■ Your task
Repeat verbatim the lines from the one containing "Clone this chart in matplotlib." to the one containing "ax2.spines[sp].set_visible(False)", ends included, minus any pictures.

■ Source data

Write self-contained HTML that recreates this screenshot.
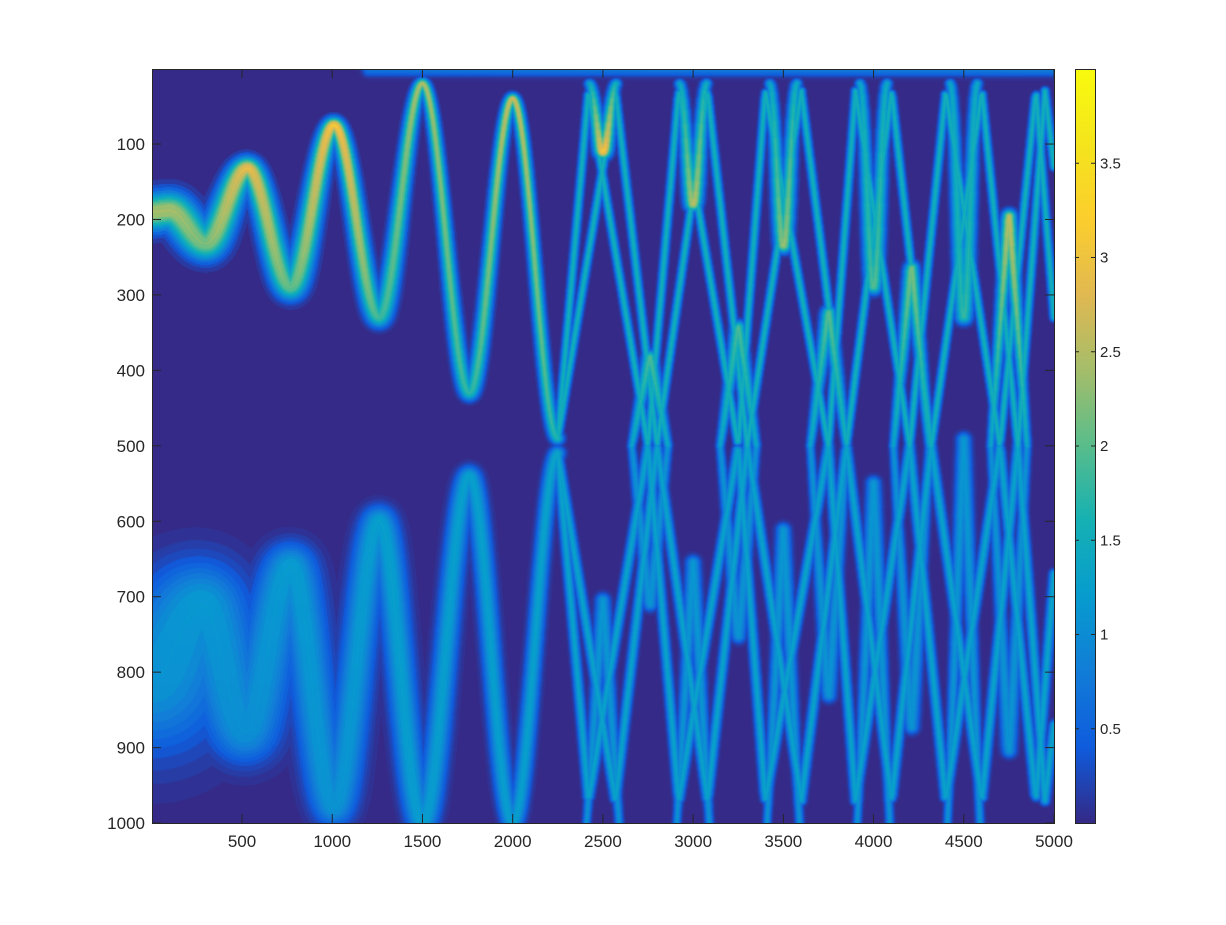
<!DOCTYPE html>
<html><head><meta charset="utf-8"><style>
body{margin:0;background:#fff;width:1226px;height:925px;overflow:hidden;position:relative;font-family:"Liberation Sans",Arial,sans-serif}
canvas{position:absolute}
svg{position:absolute;left:0;top:0}
</style></head><body>
<canvas id="hm" width="902" height="754" style="left:152px;top:69px"></canvas>
<canvas id="cb" width="20" height="754" style="left:1075px;top:69px"></canvas>
<svg id="ax" width="1226" height="925"></svg>
<script>
// ---- data (ridges, data coordinates) ----
const chirpTopX=[1,100,300,530,770,1010,1260,1500,1760,2000,2250];
const chirpTopY=[190,188,232,132,290,75,330,20,430,40,490];
const chirpTopV=[2.6,2.6,2.3,3.1,2.1,3.3,1.9,2.6,1.8,2.8,1.7];
const chirpTopW=[24,24,22,14,17,10,13,7,10,7,8];
const chirpBotX=[1,280,520,770,1010,1260,1500,1760,2000,2250];
const chirpBotY=[810,710,880,660,980,600,1000,540,1000,510];
const chirpBotV=[1.15,1.25,1.1,1.3,1.15,1.35,1.3,1.35,1.3,1.4];
const chirpBotW=[95,55,40,30,24,20,16,13,11,9];
const zig1X=[2250,2420,2750,2920,3250,3400,3750,3900,4200,4400,4700,4900,5000];
const zig1Y=[490,30,500,30,500,30,500,30,500,30,500,30,330];
const zig2X=[2250,2570,2800,3080,3300,3600,3850,4100,4320,4600,4800,4950,5000];
const zig2Y=[490,30,500,30,500,30,500,30,500,30,500,30,130];
const uCenters=[2500,3000,3500,4000,4500];
const uDepth=[110,180,235,290,330];
const uPeak=[3.3,2.7,2.5,2.1,1.9];
const lamCenters=[2760,3250,3750,4210,4750];
const lamApex=[380,340,320,260,190];
const lamPeak=[2.0,2.0,2.1,2.3,2.7];
const botLamApex=[705,655,612,550,492];
const botVApex=[714,757,837,880,912];
const edgeX=[1200,5000], edgeY=[2,2], edgeV=[0.7,0.8], edgeW=[8,8];
const xTicks=[500,1000,1500,2000,2500,3000,3500,4000,4500,5000];
const yTicks=[100,200,300,400,500,600,700,800,900,1000];
const cTicks=[0.5,1,1.5,2,2.5,3,3.5];
const cMin=0, cMax=4;

// ---- scales ----
const PX0=152,PY0=69,PW=902,PH=754;
const sx=x=>151.8+0.18044*x;
const sy=y=>68.6+0.75444*y;
const sc=v=>823-(v-cMin)/(cMax-cMin)*754;

// ---- ridges ----
const ridges=[];
function add(xs,ys,vs,ws,mode){ridges.push({xs,ys,vs,ws,mode});}
add(chirpBotX,chirpBotY,chirpBotV,chirpBotW,'cos');
add(chirpTopX,chirpTopY,chirpTopV,chirpTopW,'cos');
add(edgeX,edgeY,edgeV,edgeW,'lin');
function zig(xs,ys,k,wf,mir){add(xs,ys.map(y=>mir?1000-y:y),xs.map(()=>1.6*k),xs.map(()=>5*wf),'lin');}
zig(zig1X,zig1Y,1,1,false);zig(zig2X,zig2Y,1,1,false);
zig(zig1X,zig1Y,0.85,1.2,true);zig(zig2X,zig2Y,0.85,1.2,true);
uCenters.forEach((c,i)=>{
  add([c-75,c,c+75],[20,uDepth[i],20],[1.4,uPeak[i],1.4],[6,10,6],'cos');
  add([c-90,c,c+90],[1000,botLamApex[i],1000],[1.1,1.2,1.1],[5,9,5],'lin');
});
lamCenters.forEach((c,i)=>{
  add([c-100,c,c+100],[500,lamApex[i],500],[1.4,lamPeak[i],1.4],[5,9,5],'lin');
  add([c-100,c,c+100],[500,botVApex[i],500],[1.1,1.15,1.1],[5,9,5],'lin');
});

function evalR(r,x){
  const xs=r.xs;if(x<xs[0]||x>xs[xs.length-1])return null;
  let k=0;while(k<xs.length-2&&x>xs[k+1])k++;
  let t=(x-xs[k])/(xs[k+1]-xs[k]);
  let tt=r.mode==='cos'?(1-Math.cos(Math.PI*t))/2:t;
  return {y:r.ys[k]+(r.ys[k+1]-r.ys[k])*tt,v:r.vs[k]+(r.vs[k+1]-r.vs[k])*t,w:r.ws[k]+(r.ws[k+1]-r.ws[k])*t};
}
const stops=[[53,42,135],[15,92,221],[18,125,216],[7,156,207],[21,177,180],[89,189,140],[165,190,107],[225,185,82],[252,206,46],[245,229,29],[249,251,14]];
function cmap(t){t=Math.max(0,Math.min(1,t))*10;const i=Math.min(9,Math.floor(t)),f=t-i;const a=stops[i],b=stops[i+1];return [a[0]+(b[0]-a[0])*f,a[1]+(b[1]-a[1])*f,a[2]+(b[2]-a[2])*f];}

// scalar field drawn as gaussian-profile strokes (max compositing)
const off=document.createElement('canvas');off.width=PW;off.height=PH;
const oc=off.getContext('2d');
oc.fillStyle='#000';oc.fillRect(0,0,PW,PH);
oc.globalCompositeOperation='lighten';
oc.lineCap='round';
const levels=[0.05,0.12,0.2,0.3,0.4,0.5,0.6,0.7,0.8,0.9,1.0];
for(const r of ridges){
  const x0=r.xs[0],x1=r.xs[r.xs.length-1];
  const step=6;const pts=[];
  for(let x=x0;;x+=step){const xx=Math.min(x,x1);const a=evalR(r,xx);pts.push([sx(xx)-PX0,sy(a.y)-PY0,a.v,a.w*0.75444]);if(xx>=x1)break;}
  for(const q of levels){
    const d=Math.sqrt(-Math.log(q));
    for(let k=0;k<pts.length-1;k++){
      const p=pts[k],n=pts[k+1];
      const g=Math.round(Math.min(255,p[2]*q/cMax*255));
      oc.strokeStyle=`rgb(${g},${g},${g})`;
      oc.lineWidth=Math.max(0.8,2*d*p[3]);
      oc.beginPath();oc.moveTo(p[0],p[1]);oc.lineTo(n[0],n[1]);oc.stroke();
    }
  }
}
const src=oc.getImageData(0,0,PW,PH).data;
const hm=document.getElementById('hm').getContext('2d');
const img=hm.createImageData(PW,PH);
for(let p=0;p<PW*PH;p++){const c=cmap(src[p*4]/255);img.data[p*4]=c[0];img.data[p*4+1]=c[1];img.data[p*4+2]=c[2];img.data[p*4+3]=255;}
hm.putImageData(img,0,0);
const cb=document.getElementById('cb').getContext('2d');
for(let j=0;j<754;j++){const c=cmap(1-j/753);cb.fillStyle=`rgb(${c[0]|0},${c[1]|0},${c[2]|0})`;cb.fillRect(0,j,20,1);}

// ---- axes ----
const svg=document.getElementById('ax');const NS='http://www.w3.org/2000/svg';
function el(tag,at,txt){const e=document.createElementNS(NS,tag);for(const k in at)e.setAttribute(k,at[k]);if(txt!=null)e.textContent=txt;svg.appendChild(e);return e;}
const frame=el('rect',{x:152.5,y:69.5,width:902,height:754,fill:'none',stroke:'#262626','stroke-width':1});


xTicks.forEach(t=>{const X=sx(t);
  el('line',{x1:X,y1:823,x2:X,y2:814,stroke:'#262626'});el('line',{x1:X,y1:69,x2:X,y2:78,stroke:'#262626'});
  const tx=el('text',{x:X,y:847,'font-size':17,'text-anchor':'middle',fill:'#262626'},t);
  
  
});
yTicks.forEach(t=>{const Y=sy(t);
  el('line',{x1:152,y1:Y,x2:161,y2:Y,stroke:'#262626'});el('line',{x1:1054,y1:Y,x2:1045,y2:Y,stroke:'#262626'});
  const tx=el('text',{x:145,y:Y+6,'font-size':17,'text-anchor':'end',fill:'#262626'},t);
  
  
});
const cbf=el('rect',{x:1075.5,y:69.5,width:20,height:754,fill:'none',stroke:'#262626'});


cTicks.forEach(t=>{const Y=sc(t);
  el('line',{x1:1095,y1:Y,x2:1091,y2:Y,stroke:'#262626'});el('line',{x1:1075,y1:Y,x2:1079,y2:Y,stroke:'#262626'});
  const tx=el('text',{x:1100,y:Y+5,'font-size':15,'text-anchor':'start',fill:'#262626'},t);
  
  
});
</script>
</body></html>
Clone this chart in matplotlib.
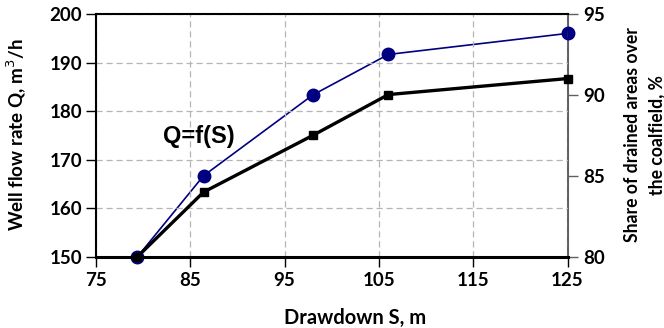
import matplotlib
matplotlib.use("Agg")
import matplotlib.pyplot as plt

drawdown = [79.4, 86.4, 98.0, 106.0, 125.0]
flow_rate = [150.0, 163.3, 175.0, 183.4, 186.7]
drained_share = [80.0, 85.0, 90.0, 92.5, 93.8]

x_ticks = [75, 85, 95, 105, 115, 125]
left_ticks = [150, 160, 170, 180, 190, 200]
right_ticks = [80, 85, 90, 95]

W, H = 664, 328
fig = plt.figure(figsize=(W / 100, H / 100), dpi=100)
ax = fig.add_axes([96 / W, 1 - 256.7 / H, (567.5 - 96) / W, (256.7 - 14) / H])
ax2 = ax.twinx()
ax.set_zorder(2)
ax2.set_zorder(1)
ax.patch.set_visible(False)

ax2.plot(drawdown, drained_share, color="#000080", lw=1.2, marker="o", ms=9, zorder=3, clip_on=False)
ax.plot(drawdown, flow_rate, color="black", lw=2.4, marker="s", ms=5.8, zorder=3, clip_on=False)

ax.set_xlim(75, 125)
ax.set_ylim(150, 200)
ax2.set_ylim(80, 95)
ax.set_xticks(x_ticks)
ax.set_yticks(left_ticks)
ax2.set_yticks(right_ticks)

ax.grid(True, color="#b5b5b5", ls=(0, (5, 3)), lw=0.9, zorder=0)

for sp in ["top", "left"]:
    ax.spines[sp].set_linewidth(1.5)
    ax.spines[sp].set_color("black")
ax.spines["bottom"].set_linewidth(2.2)
ax.spines["right"].set_visible(False)
ax2.spines["right"].set_color("#606060")
ax2.spines["right"].set_linewidth(1.5)
for sp in ["top", "left", "bottom"]:
    ax2.spines[sp].set_visible(False)

tick_size = 13.5
ax.tick_params(axis="x", direction="out", length=7, width=1, colors="black", labelsize=tick_size, pad=4)
ax.tick_params(axis="y", direction="out", length=7, width=1, colors="black", labelsize=tick_size, pad=3)
ax2.tick_params(axis="y", direction="out", length=7, width=1, color="#606060", labelcolor="black",
                labelsize=tick_size, pad=4)
for lab in ax.get_xticklabels() + ax.get_yticklabels() + ax2.get_yticklabels():
    lab.set_fontfamily("Lato")
    lab.set_fontweight("bold")

fig.text(355 / W, 1 - 318 / H, "Drawdown S, m", fontsize=14.5, family="Lato", weight="bold",
         ha="center", va="center")
fig.text(16 / W, 1 - 135 / H, "Well flow rate Q, m$^3$/h", fontsize=13.5, family="Lato", weight="bold",
         rotation=90, ha="center", va="center")
fig.text(645 / W, 1 - 135 / H, "Share of drained areas over\nthe coalfield, %", fontsize=12.7,
         family="Lato", weight="bold", rotation=90, ha="center", va="center", linespacing=1.5)

ax.text(82.1, 174.8, "Q=f(S)", fontsize=17, family="Liberation Sans", weight="bold",
        ha="left", va="center", zorder=4)

fig.savefig("out.png", dpi=100)
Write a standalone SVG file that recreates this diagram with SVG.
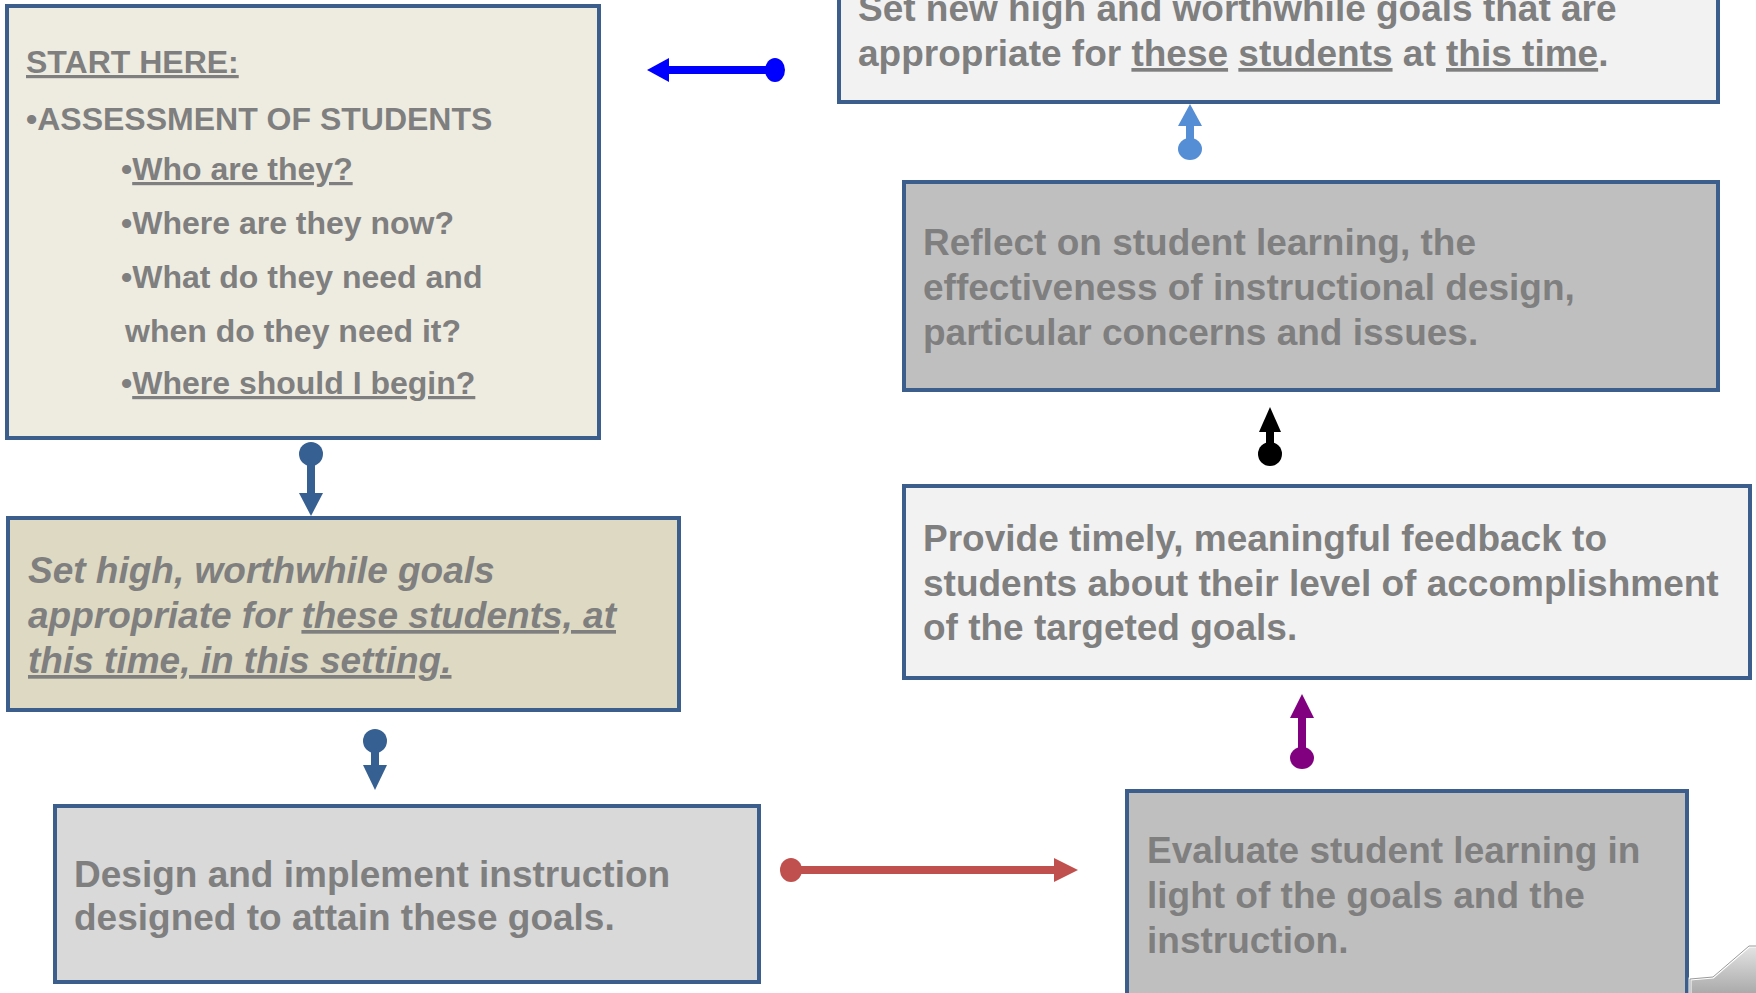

■ Written solution
Clone this chart in matplotlib.
import matplotlib
matplotlib.use("Agg")
import matplotlib.pyplot as plt

drawdown = [79.4, 86.4, 98.0, 106.0, 125.0]
flow_rate = [150.0, 163.3, 175.0, 183.4, 186.7]
drained_share = [80.0, 85.0, 90.0, 92.5, 93.8]

x_ticks = [75, 85, 95, 105, 115, 125]
left_ticks = [150, 160, 170, 180, 190, 200]
right_ticks = [80, 85, 90, 95]

W, H = 664, 328
fig = plt.figure(figsize=(W / 100, H / 100), dpi=100)
ax = fig.add_axes([96 / W, 1 - 256.7 / H, (567.5 - 96) / W, (256.7 - 14) / H])
ax2 = ax.twinx()
ax.set_zorder(2)
ax2.set_zorder(1)
ax.patch.set_visible(False)

ax2.plot(drawdown, drained_share, color="#000080", lw=1.2, marker="o", ms=9, zorder=3, clip_on=False)
ax.plot(drawdown, flow_rate, color="black", lw=2.4, marker="s", ms=5.8, zorder=3, clip_on=False)

ax.set_xlim(75, 125)
ax.set_ylim(150, 200)
ax2.set_ylim(80, 95)
ax.set_xticks(x_ticks)
ax.set_yticks(left_ticks)
ax2.set_yticks(right_ticks)

ax.grid(True, color="#b5b5b5", ls=(0, (5, 3)), lw=0.9, zorder=0)

for sp in ["top", "left"]:
    ax.spines[sp].set_linewidth(1.5)
    ax.spines[sp].set_color("black")
ax.spines["bottom"].set_linewidth(2.2)
ax.spines["right"].set_visible(False)
ax2.spines["right"].set_color("#606060")
ax2.spines["right"].set_linewidth(1.5)
for sp in ["top", "left", "bottom"]:
    ax2.spines[sp].set_visible(False)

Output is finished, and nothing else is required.